**Task input:**

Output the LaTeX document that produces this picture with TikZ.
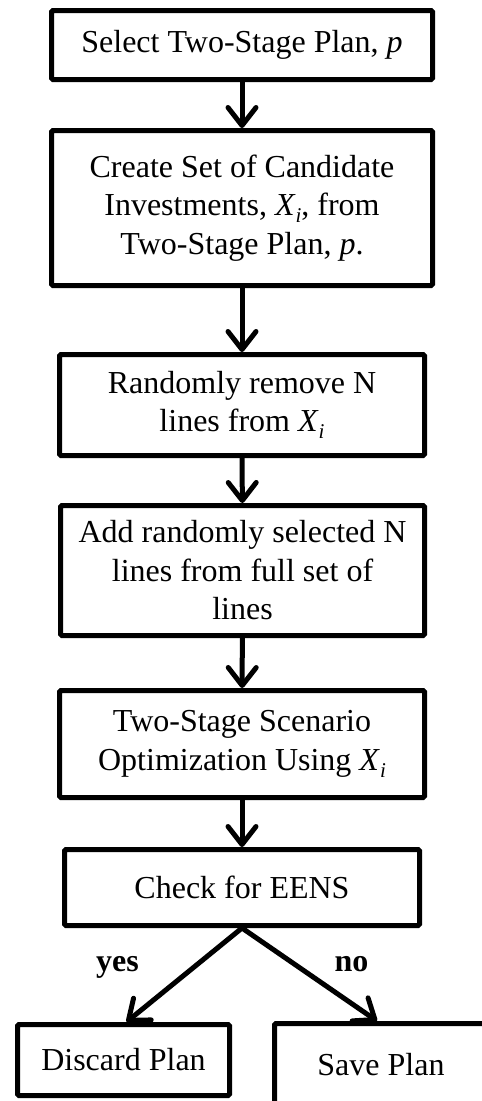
\documentclass[tikz,border=0pt]{standalone}
\usepackage{fontspec}
\setmainfont{Liberation Serif}
\usetikzlibrary{arrows.meta}
\tikzset{
  box/.style={draw, line width=5pt, rounded corners=1.5pt, align=center, inner sep=0pt,
    font=\fontsize{32}{38.5}\selectfont},
  flow/.style={line width=5pt, -{Straight Barb[length=18pt,width=28pt,line join=round,line cap=round]}},
  lbl/.style={font=\fontsize{32}{38.5}\selectfont\bfseries, anchor=base}
}
\newcommand{\myXi}{\textit{X}\raisebox{-7pt}{\fontsize{21}{21}\selectfont\textit{i}}}
\begin{document}
\begin{tikzpicture}[x=1pt,y=-1pt]
\useasboundingbox (0,0) rectangle (482,1101);
\clip (0,0) rectangle (482,1101);
\node[box, minimum width=381pt, minimum height=69pt] (sel) at (242,45) {Select Two-Stage Plan, \textit{p}};
\node[box, minimum width=381pt, minimum height=155pt] (cre) at (242,208) {Create Set of Candidate\\Investments, \myXi, from\\Two-Stage Plan, \textit{p}.};
\node[box, minimum width=365pt, minimum height=101pt] (rem) at (242,405) {Randomly remove N\\lines from \myXi};
\node[box, minimum width=364pt, minimum height=130pt] (add) at (242.5,570.5) {Add randomly selected N\\lines from full set of\\lines};
\node[box, minimum width=365pt, minimum height=107pt] (opt) at (242,744) {Two-Stage Scenario\\Optimization Using \myXi};
\node[box, minimum width=355pt, minimum height=76pt] (chk) at (242,887.5) {Check for EENS};
\node[box, minimum width=212pt, minimum height=71pt] (dis) at (123.5,1060) {Discard Plan};
\node[box, minimum width=213pt, minimum height=83pt] (sav) at (381,1065) {Save Plan};
\draw[flow] (sel) -- (cre);
\draw[flow] (cre) -- (rem);
\draw[flow] (rem) -- (add);
\draw[flow] (add) -- (opt);
\draw[flow] (opt) -- (chk);
\draw[flow] (chk.south) -- ([xshift=3pt]dis.north);
\draw[flow] (chk.south) -- ([xshift=-4pt]sav.north);
\node[lbl] (yes) at (117.5,971) {yes};
\node[lbl] (no) at (351.5,971) {no};
\end{tikzpicture}
\end{document}
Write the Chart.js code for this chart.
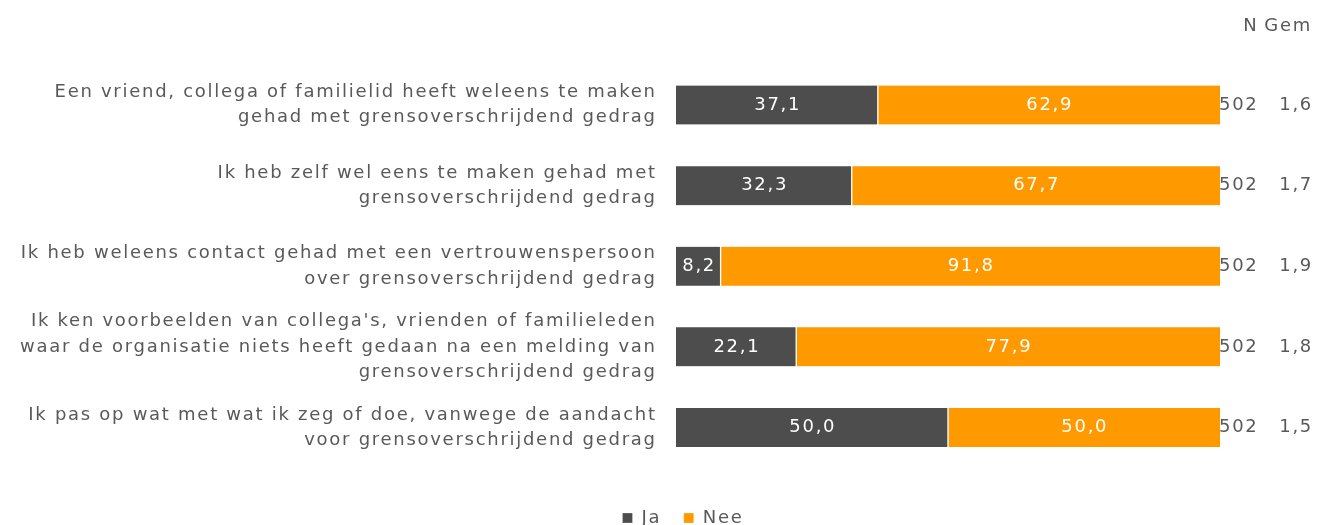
<!DOCTYPE html>
<html>
<head>
<meta charset="utf-8">
<script src="https://cdn.jsdelivr.net/npm/chart.js@4/dist/chart.umd.min.js"></script>
<style>
  html, body { margin: 0; padding: 0; background: #fff; overflow: hidden; }
  #wrap { position: relative; width: 1318px; height: 537px; }
</style>
</head>
<body>
<div id="wrap"><canvas id="c"></canvas></div>
<script>
const categories = [
  ["Een vriend, collega of familielid heeft weleens te maken", "gehad met grensoverschrijdend gedrag"],
  ["Ik heb zelf wel eens te maken gehad met", "grensoverschrijdend gedrag"],
  ["Ik heb weleens contact gehad met een vertrouwenspersoon", "over grensoverschrijdend gedrag"],
  ["Ik ken voorbeelden van collega's, vrienden of familieleden", "waar de organisatie niets heeft gedaan na een melding van", "grensoverschrijdend gedrag"],
  ["Ik pas op wat met wat ik zeg of doe, vanwege de aandacht", "voor grensoverschrijdend gedrag"]
];
const seriesNames = ["Ja", "Nee"];
const jaValues = [37.1, 32.3, 8.2, 22.1, 50.0];
const neeValues = [62.9, 67.7, 91.8, 77.9, 50.0];
const nValues = [502, 502, 502, 502, 502];
const gemValues = [1.6, 1.7, 1.9, 1.8, 1.5];
const columnHeaders = ["N", "Gem"];

const FONT = "'DejaVu Sans', Verdana, sans-serif";
const TEXT = '#595959';
const SPACING = '1.72px';
const fmt = v => v.toFixed(1).replace('.', ',');

const spacingPlugin = {
  id: 'spacing',
  beforeUpdate(chart) { chart.ctx.letterSpacing = SPACING; },
  afterLayout(chart) {
    // centre the legend like the original (slightly right of the canvas centre)
    if (chart.legend) { chart.legend.left += 48; }
  },
  beforeDraw(chart) { chart.ctx.letterSpacing = SPACING; }
};

const overlayPlugin = {
  id: 'overlay',
  afterDatasetsDraw(chart) {
    const ctx = chart.ctx;
    ctx.save();
    ctx.letterSpacing = SPACING;
    ctx.font = '18px ' + FONT;
    ctx.textBaseline = 'middle';
    ctx.textAlign = 'center';
    ctx.fillStyle = '#ffffff';
    chart.data.datasets.forEach((ds, di) => {
      const meta = chart.getDatasetMeta(di);
      meta.data.forEach((bar, i) => {
        const p = bar.getProps(['x', 'y', 'base'], true);
        const cx = (p.x + p.base) / 2 + 0.8;
        ctx.fillText(fmt(ds.data[i]), cx, p.y);
      });
    });
    const ys = chart.scales.y;
    const right = chart.chartArea.right;
    const nX = right + 38.5;
    const gX = right + 93;
    ctx.fillStyle = TEXT;
    ctx.textAlign = 'right';
    ctx.fillText(columnHeaders[0], nX, 26);
    ctx.fillText(columnHeaders[1], gX - 1, 26);
    nValues.forEach((v, i) => {
      const y = ys.getPixelForValue(i);
      ctx.fillText(String(v), nX, y);
      ctx.fillText(fmt(gemValues[i]), gX, y);
    });
    ctx.restore();
  }
};

new Chart(document.getElementById('c'), {
  type: 'bar',
  data: {
    labels: categories,
    datasets: [
      { label: seriesNames[0], data: jaValues, backgroundColor: '#4d4d4d',
        borderColor: '#ffffff', borderWidth: {left: 0, right: 1, top: 0, bottom: 0}, borderSkipped: false, barThickness: 39 },
      { label: seriesNames[1], data: neeValues, backgroundColor: '#ff9900',
        borderColor: '#ffffff', borderWidth: {left: 1, right: 0, top: 0, bottom: 0}, borderSkipped: false, barThickness: 39 }
    ]
  },
  options: {
    indexAxis: 'y',
    responsive: true,
    maintainAspectRatio: false,
    animation: false,
    layout: { padding: { left: 0, right: 0, top: 64.7, bottom: 0 } },
    scales: {
      x: {
        stacked: true, min: 0, max: 100,
        display: true,
        grid: { display: false, drawTicks: false },
        border: { display: false },
        ticks: { display: false },
        afterFit(scale) { scale.height = 18.7; }
      },
      y: {
        stacked: true,
        grid: { display: false, drawTicks: false },
        border: { display: false },
        ticks: { color: TEXT, font: { family: FONT, size: 18, lineHeight: 1.4 }, padding: 19.3 },
        afterFit(scale) { scale.width = 676; }
      },
      yRight: {
        type: 'category',
        position: 'right',
        display: true,
        grid: { display: false, drawTicks: false },
        border: { display: false },
        ticks: { display: false },
        afterFit(scale) { scale.width = 98; }
      }
    },
    plugins: {
      legend: {
        position: 'bottom',
        labels: { boxWidth: 10, boxHeight: 10, padding: 22.5, color: TEXT, font: { family: FONT, size: 18 } }
      },
      tooltip: { enabled: false }
    }
  },
  plugins: [spacingPlugin, overlayPlugin]
});
</script>
</body>
</html>
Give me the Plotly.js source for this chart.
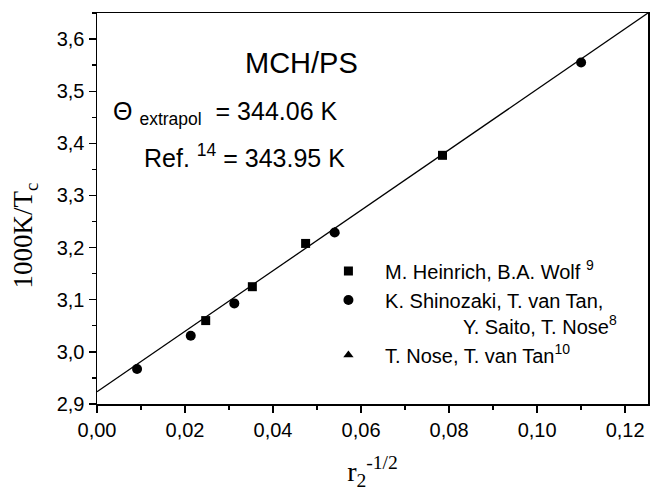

**Your objective:** For each line of the entries that includes "this", show that line.

**Answer:**
Output the LaTeX document that produces this picture with TikZ.
Write the Chart.js code for this chart.
Give me the Plotly.js source for this chart.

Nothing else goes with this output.